Le réveil a sonné, impitoyable, à 8h, hier matin. Louis Champagne, l'increvable animateur matinal de CKRS, était dans tous ses états: «Chantale Bouchard, gagnante dans le sondage. Y croyez-vous? Oui, allô?»

Quinze auditeurs ont appelé. Quinze fois non. Quinze fois on n'y croit pas.

Impossible que Jean-Pierre Blackburn, ministre de Stephen Harper, soit vraiment en train de perdre Jonquière-Alma aux mains d'une bloquiste de 28 ans, originaire d'Alma et avocate à Laval. Im-pos-si-ble!

 

Justement, M. Blackburn était en conférence de presse, hier matin, avec son collègue le député Denis Lebel (Roberval-Lac-Saint-Jean) et le candidat Jean-Guy Maltais (Chicoutimi-Le Fjord).

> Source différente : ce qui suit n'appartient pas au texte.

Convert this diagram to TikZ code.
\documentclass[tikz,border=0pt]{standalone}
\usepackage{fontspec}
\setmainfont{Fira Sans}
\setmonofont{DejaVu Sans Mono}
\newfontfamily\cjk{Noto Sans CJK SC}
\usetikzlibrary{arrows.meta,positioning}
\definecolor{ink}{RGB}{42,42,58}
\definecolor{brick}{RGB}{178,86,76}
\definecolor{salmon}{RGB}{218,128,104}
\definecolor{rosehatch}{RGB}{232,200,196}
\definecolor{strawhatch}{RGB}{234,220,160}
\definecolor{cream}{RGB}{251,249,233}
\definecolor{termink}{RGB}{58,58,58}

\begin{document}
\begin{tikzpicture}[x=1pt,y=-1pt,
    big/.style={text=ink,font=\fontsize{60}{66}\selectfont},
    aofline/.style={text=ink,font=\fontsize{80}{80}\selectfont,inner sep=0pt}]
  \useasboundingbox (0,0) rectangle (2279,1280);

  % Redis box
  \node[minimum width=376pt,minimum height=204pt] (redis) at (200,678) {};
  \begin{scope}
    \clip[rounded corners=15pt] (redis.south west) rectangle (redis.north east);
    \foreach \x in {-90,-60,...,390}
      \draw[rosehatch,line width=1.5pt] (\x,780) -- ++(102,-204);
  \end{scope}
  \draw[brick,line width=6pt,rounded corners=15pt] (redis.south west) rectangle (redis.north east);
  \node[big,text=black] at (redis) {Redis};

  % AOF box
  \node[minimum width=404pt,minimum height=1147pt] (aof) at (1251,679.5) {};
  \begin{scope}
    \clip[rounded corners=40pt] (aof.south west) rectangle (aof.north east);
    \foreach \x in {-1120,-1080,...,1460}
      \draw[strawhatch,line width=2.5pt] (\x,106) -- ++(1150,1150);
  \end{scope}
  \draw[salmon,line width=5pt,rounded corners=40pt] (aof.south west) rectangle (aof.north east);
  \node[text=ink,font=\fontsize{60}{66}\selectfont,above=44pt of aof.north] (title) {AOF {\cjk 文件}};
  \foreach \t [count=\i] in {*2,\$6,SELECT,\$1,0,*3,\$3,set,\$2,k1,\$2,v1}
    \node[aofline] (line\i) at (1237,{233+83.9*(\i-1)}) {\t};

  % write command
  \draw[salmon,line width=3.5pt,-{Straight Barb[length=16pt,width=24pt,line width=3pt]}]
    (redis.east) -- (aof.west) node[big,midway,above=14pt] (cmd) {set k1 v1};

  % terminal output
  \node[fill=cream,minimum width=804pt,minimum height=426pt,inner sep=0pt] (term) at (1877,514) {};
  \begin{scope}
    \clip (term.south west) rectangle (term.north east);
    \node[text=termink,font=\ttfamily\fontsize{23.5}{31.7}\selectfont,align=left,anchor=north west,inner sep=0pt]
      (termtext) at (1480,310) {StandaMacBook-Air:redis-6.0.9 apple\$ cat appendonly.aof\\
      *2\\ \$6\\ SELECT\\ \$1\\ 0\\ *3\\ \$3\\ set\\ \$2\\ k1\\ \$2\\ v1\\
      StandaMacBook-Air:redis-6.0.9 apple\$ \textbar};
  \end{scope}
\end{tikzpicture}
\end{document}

Une salle bourrée de militants qui ne se gênaient pas pour conspuer les questions jugées subjectives des méchants journalisssses...

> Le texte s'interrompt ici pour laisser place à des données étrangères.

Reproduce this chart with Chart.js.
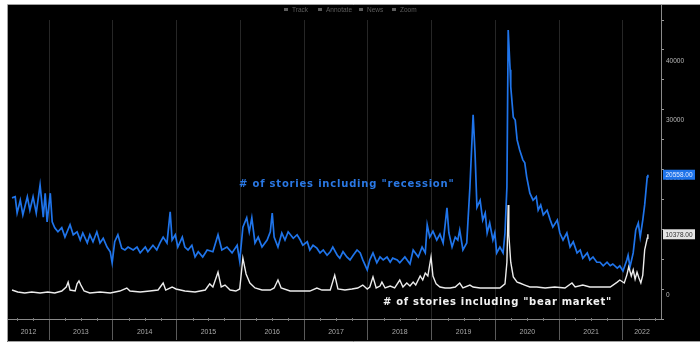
<!DOCTYPE html>
<html>
<head>
<meta charset="utf-8">
<script src="https://cdn.jsdelivr.net/npm/chart.js@4.4.1/dist/chart.umd.min.js"></script>
<style>
  html, body { margin: 0; padding: 0; background: #fff; }
  #chart { display: block; }
</style>
</head>
<body>
<canvas id="chart" width="700" height="348"></canvas>
<script>
// Weekly story counts, dates as decimal years
const recessionYears = [
    2012.42, 2012.47, 2012.50, 2012.55, 2012.59, 2012.66, 2012.70, 2012.75, 2012.80, 2012.86,
    2012.91, 2012.94, 2012.97, 2013.02, 2013.05, 2013.09, 2013.14, 2013.20, 2013.25, 2013.33,
    2013.38, 2013.44, 2013.49, 2013.53, 2013.60, 2013.64, 2013.69, 2013.75, 2013.80, 2013.85,
    2013.91, 2013.96, 2013.99, 2014.03, 2014.08, 2014.14, 2014.19, 2014.24, 2014.32, 2014.38,
    2014.43, 2014.51, 2014.55, 2014.63, 2014.69, 2014.74, 2014.79, 2014.85, 2014.90, 2014.93,
    2014.98, 2015.02, 2015.09, 2015.13, 2015.18, 2015.24, 2015.29, 2015.34, 2015.41, 2015.48,
    2015.57, 2015.65, 2015.71, 2015.79, 2015.87, 2015.95, 2015.99, 2016.04, 2016.10, 2016.14,
    2016.18, 2016.23, 2016.28, 2016.34, 2016.42, 2016.47, 2016.50, 2016.53, 2016.59, 2016.65,
    2016.70, 2016.75, 2016.83, 2016.89, 2016.94, 2016.98, 2017.05, 2017.09, 2017.14, 2017.20,
    2017.25, 2017.30, 2017.36, 2017.41, 2017.45, 2017.52, 2017.56, 2017.61, 2017.67, 2017.72,
    2017.77, 2017.83, 2017.88, 2017.92, 2017.99, 2018.03, 2018.08, 2018.14, 2018.19, 2018.24,
    2018.30, 2018.35, 2018.39, 2018.46, 2018.50, 2018.58, 2018.66, 2018.71, 2018.79, 2018.85,
    2018.90, 2018.93, 2018.97, 2019.02, 2019.08, 2019.13, 2019.18, 2019.24, 2019.27, 2019.32,
    2019.37, 2019.41, 2019.44, 2019.49, 2019.55, 2019.60, 2019.65, 2019.68, 2019.71, 2019.76,
    2019.80, 2019.84, 2019.87, 2019.91, 2019.96, 2019.99, 2020.02, 2020.07, 2020.12, 2020.15,
    2020.18, 2020.20, 2020.23, 2020.24, 2020.28, 2020.31, 2020.34, 2020.38, 2020.43, 2020.46,
    2020.49, 2020.54, 2020.59, 2020.64, 2020.67, 2020.71, 2020.75, 2020.81, 2020.86, 2020.90,
    2020.97, 2021.01, 2021.06, 2021.12, 2021.17, 2021.22, 2021.28, 2021.33, 2021.37, 2021.44,
    2021.48, 2021.53, 2021.59, 2021.64, 2021.69, 2021.75, 2021.80, 2021.84, 2021.91, 2021.95,
    2022.00, 2022.06, 2022.08, 2022.11, 2022.16, 2022.20, 2022.24, 2022.27, 2022.31, 2022.34,
    2022.38, 2022.39
];
const recessionCounts = [
    16600, 16800, 14000, 16200, 13700, 16800, 14500, 16800, 14000, 18800,
    13300, 17400, 12500, 17400, 12500, 11500, 10800, 11500, 9900, 12000,
    10300, 10800, 9400, 10600, 8900, 10300, 9100, 10800, 8900, 9700,
    8200, 7400, 5500, 9100, 10300, 8000, 7700, 8200, 7700, 8200,
    7200, 8200, 7400, 8500, 7700, 8900, 9900, 8900, 14200, 9400,
    10300, 8200, 9900, 8200, 7700, 8500, 6500, 7400, 6500, 7700,
    7400, 10300, 7700, 8200, 7200, 8500, 5800, 11600, 13200, 10800,
    13200, 8900, 9900, 8200, 9400, 10800, 14000, 9900, 8200, 10600,
    9400, 10800, 9700, 10300, 9400, 8500, 9100, 7700, 8500, 8000,
    7200, 7700, 6800, 7400, 8200, 6800, 6300, 7400, 6500, 6000,
    6800, 7700, 7200, 6000, 4300, 6000, 7200, 5500, 6500, 6000,
    6500, 5600, 6300, 6000, 5500, 6500, 5300, 7700, 6500, 8200,
    7200, 12000, 9900, 10900, 9400, 10400, 8900, 14900, 10600, 8200,
    9900, 9400, 11100, 7700, 8900, 18500, 30800, 24300, 15000, 16200,
    12800, 14000, 10600, 12300, 9400, 10600, 7200, 8200, 7200, 10600,
    18500, 45300, 38500, 35600, 30400, 29900, 26500, 24800, 23100, 22600,
    20200, 17400, 16200, 16800, 14500, 15400, 13700, 14500, 12800, 11600,
    12800, 10600, 9400, 10600, 8200, 9100, 7200, 7700, 6300, 7200,
    6000, 6500, 5600, 5600, 5000, 5600, 5000, 5300, 4600, 5000,
    4100, 6000, 6800, 4800, 7200, 11100, 12300, 9900, 12800, 15400,
    20200, 20558
];

const bearYears = [
    2012.42, 2012.51, 2012.62, 2012.73, 2012.86, 2012.98, 2013.09, 2013.20, 2013.27, 2013.30,
    2013.33, 2013.41, 2013.44, 2013.47, 2013.50, 2013.55, 2013.64, 2013.80, 2013.96, 2014.11,
    2014.22, 2014.27, 2014.43, 2014.58, 2014.71, 2014.79, 2014.83, 2014.93, 2014.99, 2015.13,
    2015.29, 2015.45, 2015.52, 2015.57, 2015.65, 2015.70, 2015.76, 2015.84, 2015.93, 2015.99,
    2016.04, 2016.09, 2016.15, 2016.23, 2016.34, 2016.47, 2016.53, 2016.59, 2016.64, 2016.78,
    2016.94, 2017.09, 2017.20, 2017.28, 2017.41, 2017.48, 2017.53, 2017.64, 2017.75, 2017.84,
    2017.92, 2017.99, 2018.03, 2018.08, 2018.13, 2018.19, 2018.22, 2018.27, 2018.35, 2018.42,
    2018.50, 2018.55, 2018.61, 2018.66, 2018.71, 2018.75, 2018.82, 2018.86, 2018.90, 2018.94,
    2018.99, 2019.02, 2019.07, 2019.13, 2019.21, 2019.29, 2019.37, 2019.44, 2019.49, 2019.60,
    2019.65, 2019.76, 2019.91, 2020.07, 2020.15, 2020.18, 2020.20, 2020.21, 2020.24, 2020.28,
    2020.34, 2020.38, 2020.46, 2020.54, 2020.65, 2020.78, 2020.93, 2021.09, 2021.20, 2021.25,
    2021.37, 2021.48, 2021.64, 2021.80, 2021.91, 2021.95, 2022.02, 2022.06, 2022.09, 2022.13,
    2022.16, 2022.19, 2022.22, 2022.25, 2022.28, 2022.31, 2022.34, 2022.38, 2022.39
];
const bearCounts = [
    850, 510, 340, 510, 340, 510, 340, 680, 1370, 2200,
    850, 680, 1900, 2400, 1700, 680, 340, 510, 340, 680,
    1200, 680, 510, 680, 850, 2050, 850, 1370, 1030, 680,
    510, 850, 1900, 1370, 3900, 1370, 1700, 850, 680, 1030,
    6300, 3600, 2050, 1200, 850, 850, 1200, 2560, 1200, 680,
    680, 680, 1200, 850, 850, 3400, 1030, 850, 1030, 1200,
    1700, 1030, 1370, 3100, 1200, 1540, 2200, 1200, 1540, 1200,
    2560, 1370, 2050, 1540, 2200, 1700, 3250, 2560, 3760, 3250,
    6500, 3250, 1900, 1370, 1200, 1200, 1370, 2050, 1200, 1700,
    1370, 1200, 1200, 1200, 1900, 5600, 15400, 10300, 5600, 3100,
    2200, 2050, 1700, 1370, 1370, 1200, 1370, 1200, 2050, 1370,
    1700, 1370, 1370, 1370, 2200, 2560, 2050, 3400, 4800, 3250,
    4300, 2700, 3900, 2900, 2050, 3400, 7700, 9700, 10378
];

const yearLabels = ['2012', '2013', '2014', '2015', '2016', '2017', '2018', '2019', '2020', '2021', '2022'];
const countTicks = [0, 10000, 20000, 30000, 40000];
const toolbarItems = ['Track', 'Annotate', 'News', 'Zoom'];

const BLUE = '#1f74ea';
const WHITE = '#ececec';

function points(xs, ys) {
    return xs.map((x, i) => ({ x: x, y: ys[i] }));
}

// Black terminal frame, toolbar, axis labels, value tags and captions
const terminalFrame = {
    id: 'terminalFrame',
    beforeDraw(chart) {
        const c = chart.ctx;
        c.save();
        c.fillStyle = '#fff';
        c.fillRect(0, 0, chart.width, chart.height);
        c.fillStyle = '#000';
        c.fillRect(7, 5, 693, 337);
        c.strokeStyle = '#a0a0a0';
        c.lineWidth = 1;
        c.beginPath();
        c.moveTo(7.5, 341.5); c.lineTo(7.5, 4.5); c.lineTo(700, 4.5);
        c.moveTo(7.5, 341.5); c.lineTo(700, 341.5);
        c.stroke();
        c.restore();
    },
    afterDraw(chart) {
        const c = chart.ctx;
        const area = chart.chartArea;
        const xs = chart.scales.x;
        const ys = chart.scales.y;
        c.save();

        // axis line continues up to the frame top
        c.strokeStyle = '#8a8a8a';
        c.lineWidth = 1;
        c.beginPath();
        c.moveTo(Math.round(area.right) + 0.5, 5);
        c.lineTo(Math.round(area.right) + 0.5, area.top);
        c.stroke();

        // quarter marks on the time axis
        c.fillStyle = '#777';
        for (let y = 2012; y <= 2022; y++) {
            [0.25, 0.5, 0.75].forEach(q => {
                const px = xs.getPixelForValue(y + q);
                if (px > area.left && px < area.right) c.fillRect(Math.round(px), area.bottom - 1, 1, 3);
            });
        }

        // year labels centred in each visible year span
        c.fillStyle = '#a8a8a8';
        c.font = '7px "Liberation Sans", Arial, sans-serif';
        c.textAlign = 'center';
        c.textBaseline = 'middle';
        yearLabels.forEach(label => {
            const yr = Number(label);
            const a = Math.max(area.left, xs.getPixelForValue(yr));
            const b = Math.min(area.right, xs.getPixelForValue(yr + 1));
            c.fillText(label, (a + b) / 2, 332);
        });

        // count labels on the right axis
        c.fillStyle = '#b8b8b8';
        c.font = '6.5px "Liberation Sans", Arial, sans-serif';
        c.textAlign = 'left';
        countTicks.forEach(v => {
            c.fillText(String(v), area.right + 5, ys.getPixelForValue(v) + 0.5);
        });

        // toolbar
        c.fillStyle = '#5c5c5c';
        const toolX = [292, 326, 367, 400];
        toolbarItems.forEach((t, i) => {
            c.fillRect(toolX[i] - 8, 8, 4, 3);
            c.fillText(t, toolX[i], 10);
        });

        // last value tags on the right axis
        const tags = [
            { ds: 1, bg: '#1f74ea', fg: '#dfe9ff' },
            { ds: 0, bg: '#e4e4e4', fg: '#333' }
        ];
        c.textAlign = 'center';
        tags.forEach(t => {
            const data = chart.data.datasets[t.ds].data;
            const last = data[data.length - 1].y;
            const py = ys.getPixelForValue(last);
            c.fillStyle = t.bg;
            c.fillRect(area.right + 2, py - 5, 32, 10);
            c.fillStyle = t.fg;
            c.fillText(last.toFixed(2), area.right + 18, py + 0.5);
        });

        // series captions
        c.textAlign = 'left';
        c.textBaseline = 'alphabetic';
        c.font = 'bold 10px "DejaVu Sans", Verdana, sans-serif';
        c.letterSpacing = '0.8px';
        c.fillStyle = '#2a78e4';
        c.fillText('# of stories including "recession"', 239, 187);
        c.letterSpacing = '0.7px';
        c.fillStyle = '#f2f2f2';
        c.fillText('# of stories including "bear market"', 383, 305);

        c.restore();
    }
};

new Chart(document.getElementById('chart'), {
    type: 'line',
    data: {
        datasets: [
            {
                label: 'bear market',
                data: points(bearYears, bearCounts),
                borderColor: WHITE,
                borderWidth: 1.4,
                pointRadius: 0,
                tension: 0
            },
            {
                label: 'recession',
                data: points(recessionYears, recessionCounts),
                borderColor: BLUE,
                borderWidth: 1.7,
                pointRadius: 0,
                tension: 0
            }
        ]
    },
    options: {
        responsive: false,
        animation: false,
        events: [],
        layout: { padding: { left: 8, top: 20, right: 0, bottom: 0 } },
        plugins: {
            legend: { display: false },
            tooltip: { enabled: false }
        },
        scales: {
            x: {
                type: 'linear',
                min: 2012.357,
                max: 2022.596,
                ticks: { stepSize: 1, includeBounds: false, display: false },
                grid: {
                    color: '#262626',
                    tickColor: '#5a5a5a',
                    tickLength: 21,
                    lineWidth: 1
                },
                border: { color: '#8a8a8a' },
                afterFit: scale => { scale.height = 29; }
            },
            y: {
                position: 'right',
                min: -4100,
                max: 47000,
                ticks: { stepSize: 5000, includeBounds: false, display: false },
                grid: {
                    color: ctx => (ctx.tick && ctx.tick.value % 10000 === 0 && ctx.tick.value !== 0 ? '#222' : 'transparent'),
                    tickColor: '#9a9a9a',
                    tickLength: 3
                },
                border: { color: '#8a8a8a' },
                afterFit: scale => { scale.width = 39; }
            }
        }
    },
    plugins: [terminalFrame]
});
</script>
</body>
</html>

Le sondage? «GPS, ça veut dire Groupement pour la souveraineté», a lancé M. Maltais, très pompé, sûr que ce sondage est biaisé.

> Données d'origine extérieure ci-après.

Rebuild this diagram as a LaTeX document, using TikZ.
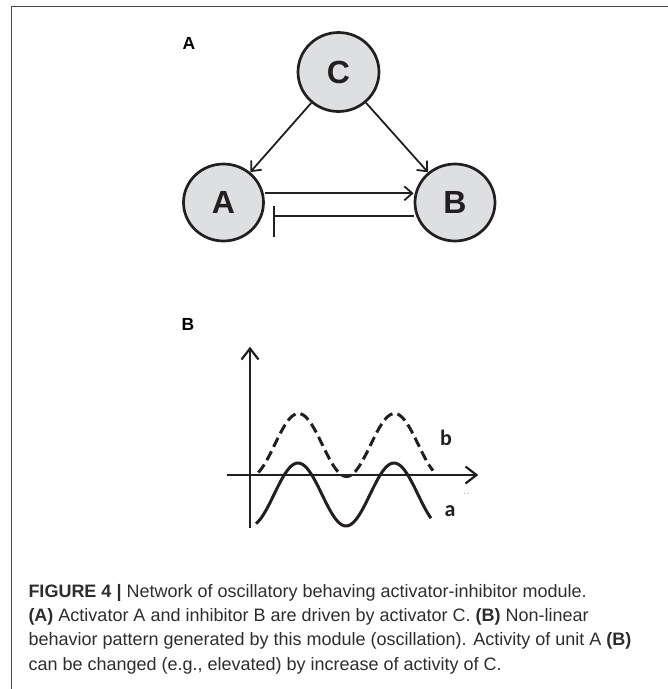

Applaudissements, bravos et slogans exubérants dans la salle. Méchant contraste avec la manchette du Quotidien du matin, en écho au sondage, qui donnait les trois conservateurs perdants.

M. Blackburn, lui, a conservé sa superbe, rappelant qu'il est ministre, «à la table ovale» du cabinet. «Même M. Champagne l'a dit, ce matin: personne n'y croit à ce sondage.»

Ses promesses? La revitalisation du centre-ville de Jonquière; la réfection du centre sportif Mario-Tremblay (un fils d'Alma); la création d'un centre d'amélioration de la santé comprenant une unité de réadaptation. «Et positionner Jonquière, si le gouvernement décide de créer de nouveaux centres de détention.»

Quatre engagements. Qu'il brandit en même temps que les 247 millions de dollars d'argent fédéral tombés dans la région depuis son entrée dans le cabinet Harper. Message pas subliminal: un ministre au Parlement, c'est payant.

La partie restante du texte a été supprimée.